Up to and including the line with "8.3, 7.45, 6.75, 6.2, 5.75, 5.4, 5.15, 5.0, 4.90]", write out the listing from its first line, minus the pictures.
— START OF Material —
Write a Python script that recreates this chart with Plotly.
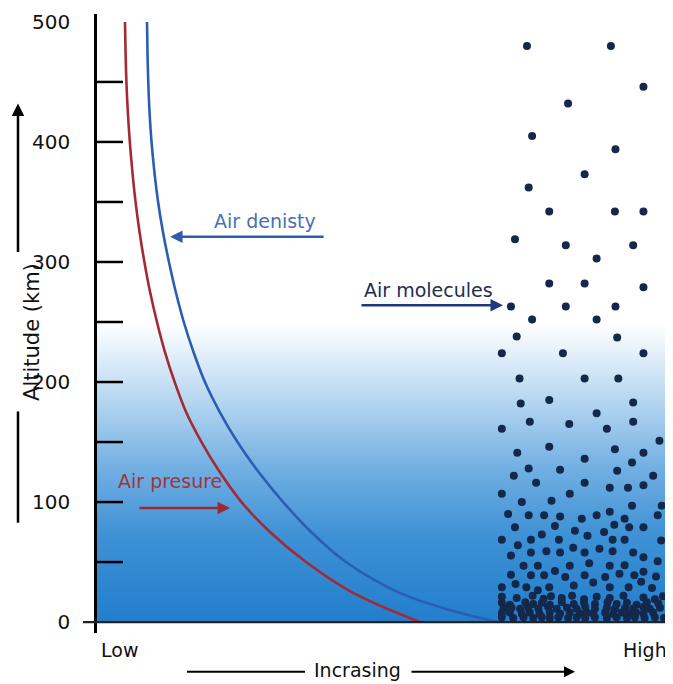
import plotly.graph_objects as go

# ---------------- data (x: relative scale Low=0 .. High=100, y: altitude km) -------------
PRESSURE_ALT = [0, 25, 50, 75, 100, 125, 150, 175, 200, 225, 250, 275, 300, 325, 350, 375, 400,
                425, 450, 475, 500]
PRESSURE_X = [56.57, 44.6, 36.6, 30.3, 25.3, 21.5, 18.3, 15.6, 13.6, 11.9, 10.5, 9.3,
              8.3, 7.45, 6.75, 6.2, 5.75, 5.4, 5.15, 5.0, 4.90]

DENSITY_ALT = [0, 10, 25, 50, 75, 100, 125, 150, 175, 200, 225, 250, 275, 300, 325, 350, 375, 400,
               425, 450, 475, 500]
DENSITY_X = [70.2, 61.8, 52.7, 43.6, 37.5, 32.6, 28.3, 24.6, 21.5, 18.9, 16.9, 15.2,
             13.8, 12.6, 11.55, 10.7, 10.05, 9.55, 9.2, 8.98, 8.84, 8.76]

MOLECULE_UPPER_X = [75.3, 90.0, 95.7, 82.5, 76.2, 90.8, 85.4, 75.6, 79.2, 90.7, 95.7, 73.2, 82.1, 93.9,
                    87.5, 79.2, 85.4, 95.7, 72.5, 82.1, 90.8, 76.2, 87.5, 73.5, 91.1,
                    70.9, 81.6, 95.7, 74.0, 85.4, 91.3, 74.2, 79.2, 93.9, 87.5, 75.8, 82.7, 93.9,
                    70.9, 89.3, 98.5, 73.6, 79.2, 90.7, 95.7, 85.4, 93.7, 75.6, 81.1, 91.1, 73.0,
                    97.4, 76.9, 85.4, 70.9, 82.8, 89.8, 93.0, 95.7, 74.4, 79.6, 93.7, 98.9]
MOLECULE_UPPER_ALT = [480, 480, 446, 432, 405, 394, 373, 362, 342, 342, 342, 319, 314, 314,
                      303, 282, 282, 279, 263, 263, 263, 252, 252, 238, 237,
                      224, 224, 224, 203, 203, 203, 182, 185, 183, 174, 167, 165, 167,
                      161, 161, 151, 141, 146, 144, 141, 136, 133, 128, 127, 126, 122,
                      122, 116, 116, 107, 107, 112, 112, 114, 100, 101, 97, 97]

MOLECULE_MID_X = [72.0, 75.6, 78.3, 81.1, 84.9, 87.5, 89.8, 92.4, 98.2, 73.2, 80.2, 83.7, 90.6,
                  93.2, 95.7, 77.9, 85.9, 88.8, 70.9, 76.0, 80.9, 90.3, 92.4, 98.8, 73.7, 83.4,
                  88.0, 76.0, 78.7, 81.1, 85.4, 90.3, 93.9, 72.5, 95.7, 74.7, 77.2, 82.8, 86.2,
                  89.8, 92.4, 98.2, 72.5, 76.0, 78.3, 80.2, 82.0, 85.4, 89.0, 91.5, 94.1, 95.7,
                  97.9, 73.3, 75.2, 77.2, 79.2, 83.5, 86.9, 89.8, 93.1, 95.3, 97.2, 70.9]
MOLECULE_MID_ALT = [90, 89, 89, 88, 86, 89, 92, 86, 89, 79, 80, 76, 81,
                    79, 79, 73, 72, 75, 68.5, 68.5, 68.5, 68.5, 68.5, 68, 64, 62,
                    61, 58, 59, 58, 58, 59, 58, 55.5, 54, 47, 47, 47, 49,
                    47, 47.4, 50.7, 39.5, 39, 39, 42.5, 37.5, 39, 37.5, 40.3, 39, 42,
                    38, 31.7, 29, 26.5, 29, 30.4, 33, 29, 29, 33.7, 28.4, 29]

MOLECULE_LOW_X = [70.9, 73.5, 76.3, 78.2, 79.5, 81.4, 83.2, 85.3, 87.5, 89.8, 92.2, 95.7, 97.7, 99.1,
                  70.9, 72.3, 75.0, 76.4, 77.9, 79.3, 81.4, 83.5, 85.3, 87.2, 89.4, 91.0, 92.8, 94.5, 96.3, 98.3,
                  71.2, 72.6, 74.1, 75.5, 77.3, 79.0, 80.5, 82.3, 84.0, 85.5, 87.2, 89.3, 90.7, 92.5, 93.9, 95.7, 96.8, 98.6,
                  70.9, 72.3, 74.4, 75.8, 77.5, 79.3, 81.1, 82.8, 84.6, 85.8, 86.9, 89.0, 90.4, 91.9, 93.2, 94.4, 95.7, 97.4,
                  70.9, 72.9, 74.7, 76.4, 77.9, 79.3, 80.8, 82.5, 84.0, 85.5, 87.2, 89.3, 91.0, 92.8, 94.2, 95.9, 97.7, 99.3]
MOLECULE_LOW_ALT = [21, 20, 22, 19.5, 21.5, 20, 22, 19, 21, 20, 22, 20.5, 19, 21.5,
                    16, 14.5, 16.5, 15, 16, 14.5, 16.5, 15, 16, 15, 16.5, 15, 16, 14.5, 16.5, 15.5,
                    11.5, 12, 11, 12, 11, 12.5, 11, 12, 11, 12.5, 11, 12, 11, 12, 11, 12.5, 11, 12,
                    7.5, 8, 7, 8, 7, 8, 7, 8, 7, 8, 7, 8, 7, 8, 7, 8, 7, 8,
                    4, 3.5, 4, 3.5, 4, 3.5, 4, 3.5, 4, 3.5, 4, 3.5, 4, 3.5, 4, 3.5, 4, 3.5]

ALT_TICK_LABELS = [0, 100, 200, 300, 400, 500]
ALT_INNER_TICKS = [50, 100, 150, 200, 250, 300, 350, 400, 450]

# ---------------- styling -------------
FONT = "DejaVu Sans"
RED = "#a32a33"
BLUE = "#2b5eb2"
DOT = "#13284a"
X_RANGE = [0, 100]
Y_RANGE = [-9.1, 506.6]
GRAD_TOP = 248

# page offset: the html body has an 8px margin, the plot area sits at page x 97..668, y 10..633
PLOT_W, PLOT_H = 571, 623


def px_x(page_x):
    return (page_x - 97) / PLOT_W


def px_y(page_y):
    return (633 - page_y) / PLOT_H


def alt_paper(alt):
    return (alt - Y_RANGE[0]) / (Y_RANGE[1] - Y_RANGE[0])


fig = go.Figure()

# background gradient (sky)
fig.add_trace(go.Scatter(
    x=[X_RANGE[0], X_RANGE[1], X_RANGE[1], X_RANGE[0], X_RANGE[0]],
    y=[0, 0, GRAD_TOP, GRAD_TOP, 0],
    mode="lines", line=dict(width=0), fill="toself",
    fillgradient=dict(type="vertical", start=0, stop=GRAD_TOP,
                      colorscale=[[0, "rgb(33,125,203)"], [0.3, "rgb(62,145,213)"],
                                  [0.52, "rgb(112,174,226)"], [0.7, "rgb(166,205,237)"],
                                  [0.85, "rgb(210,230,246)"], [0.95, "rgb(238,246,252)"],
                                  [1, "rgb(252,253,255)"]]),
    hoverinfo="skip", showlegend=False))

fig.add_trace(go.Scatter(x=PRESSURE_X, y=PRESSURE_ALT, mode="lines",
                         line=dict(color=RED, width=2.6, shape="spline", smoothing=1.0),
                         showlegend=False))
fig.add_trace(go.Scatter(x=DENSITY_X, y=DENSITY_ALT, mode="lines",
                         line=dict(color=BLUE, width=2.6, shape="spline", smoothing=1.0),
                         showlegend=False))

for xs, ys in [(MOLECULE_UPPER_X, MOLECULE_UPPER_ALT), (MOLECULE_MID_X, MOLECULE_MID_ALT),
               (MOLECULE_LOW_X, MOLECULE_LOW_ALT)]:
    fig.add_trace(go.Scatter(x=xs, y=ys, mode="markers",
                             marker=dict(color=DOT, size=8, line=dict(width=0)),
                             showlegend=False))

shapes = []
# inner ticks on altitude axis
for t in ALT_INNER_TICKS:
    shapes.append(dict(type="line", xref="x", yref="y", x0=0, x1=4.55, y0=t, y1=t,
                       line=dict(color="black", width=2.5)))
# baseline (x-axis) with small outer tick at 0
shapes.append(dict(type="line", xref="paper", yref="paper", x0=px_x(83), x1=px_x(673),
                   y0=alt_paper(0), y1=alt_paper(0), line=dict(color="#222", width=2.2)))
# Altitude arrow lower segment
shapes.append(dict(type="line", xref="paper", yref="paper", x0=px_x(18), x1=px_x(18),
                   y0=px_y(522), y1=px_y(410), line=dict(color="black", width=2.5)))
# Incrasing left segment
shapes.append(dict(type="line", xref="paper", yref="paper", x0=px_x(187), x1=px_x(305),
                   y0=px_y(672), y1=px_y(672), line=dict(color="black", width=2.2)))

annotations = [
    # altitude arrow top
    dict(xref="paper", yref="paper", x=px_x(18), y=px_y(100), ax=0, ay=150,
         text="", showarrow=True, arrowhead=2, arrowsize=1, arrowwidth=2.5, arrowcolor="black"),
    dict(xref="paper", yref="paper", x=px_x(18), y=px_y(330), text="Altitude (km)",
         textangle=-90, showarrow=False, font=dict(family=FONT, size=21, color="#111")),
    dict(xref="paper", yref="paper", x=px_x(99), y=px_y(650), xanchor="left", yanchor="middle",
         text="Low", showarrow=False, font=dict(family=FONT, size=19, color="#111")),
    dict(xref="paper", yref="paper", x=px_x(669), y=px_y(650), xanchor="right", yanchor="middle",
         text="High", showarrow=False, font=dict(family=FONT, size=19, color="#111")),
    dict(xref="paper", yref="paper", x=px_x(357), y=px_y(670), yanchor="middle",
         text="Incrasing", showarrow=False, font=dict(family=FONT, size=19, color="#111")),
    dict(xref="paper", yref="paper", x=px_x(575), y=px_y(672), ax=-165, ay=0,
         text="", showarrow=True, arrowhead=2, arrowsize=1, arrowwidth=2.2, arrowcolor="black"),
    # curve labels
    dict(xref="x", yref="y", x=29.4, y=334, text="Air denisty", showarrow=False,
         font=dict(family=FONT, size=19, color="#4a6fb8")),
    dict(xref="x", yref="y", x=12.8, y=321, ax=155, ay=0, text="", showarrow=True,
         arrowhead=2, arrowsize=1, arrowwidth=2.5, arrowcolor="#2f5caa"),
    dict(xref="x", yref="y", x=58.1, y=277, text="Air molecules", showarrow=False,
         font=dict(family=FONT, size=19, color="#1d2d55")),
    dict(xref="x", yref="y", x=71.1, y=264, ax=-143, ay=0, text="", showarrow=True,
         arrowhead=2, arrowsize=1, arrowwidth=2.5, arrowcolor="#1f3a78"),
    dict(xref="x", yref="y", x=12.8, y=117.5, text="Air presure", showarrow=False,
         font=dict(family=FONT, size=19, color="#a3343e")),
    dict(xref="x", yref="y", x=23.3, y=95, ax=-92, ay=0, text="", showarrow=True,
         arrowhead=2, arrowsize=1, arrowwidth=2.5, arrowcolor="#9c2a35"),
]

fig.update_layout(
    width=665, height=676,
    margin=dict(l=89, r=5, t=2, b=51),
    paper_bgcolor="white", plot_bgcolor="white",
    showlegend=False,
    font=dict(family=FONT, size=19, color="#111"),
    xaxis=dict(range=X_RANGE, showgrid=False, zeroline=False, showticklabels=False,
               showline=False, ticks="", fixedrange=True),
    yaxis=dict(range=Y_RANGE, showgrid=False, zeroline=False, showline=True,
               linecolor="black", linewidth=2.5, ticks="",
               tickvals=ALT_TICK_LABELS, ticktext=[str(v) for v in ALT_TICK_LABELS],
               tickfont=dict(family=FONT, size=20, color="#111"),
               ticklabelstandoff=20, ticklabeloverflow="allow", fixedrange=True),
    shapes=shapes,
    annotations=annotations,
)

fig.write_html("out.html")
— END OF Material —
# [Solution to this task]
Write a Python script that recreates this chart with Plotly.
import plotly.graph_objects as go

# ---------------- data (x: relative scale Low=0 .. High=100, y: altitude km) -------------
PRESSURE_ALT = [0, 25, 50, 75, 100, 125, 150, 175, 200, 225, 250, 275, 300, 325, 350, 375, 400,
                425, 450, 475, 500]
PRESSURE_X = [56.57, 44.6, 36.6, 30.3, 25.3, 21.5, 18.3, 15.6, 13.6, 11.9, 10.5, 9.3,
              8.3, 7.45, 6.75, 6.2, 5.75, 5.4, 5.15, 5.0, 4.90]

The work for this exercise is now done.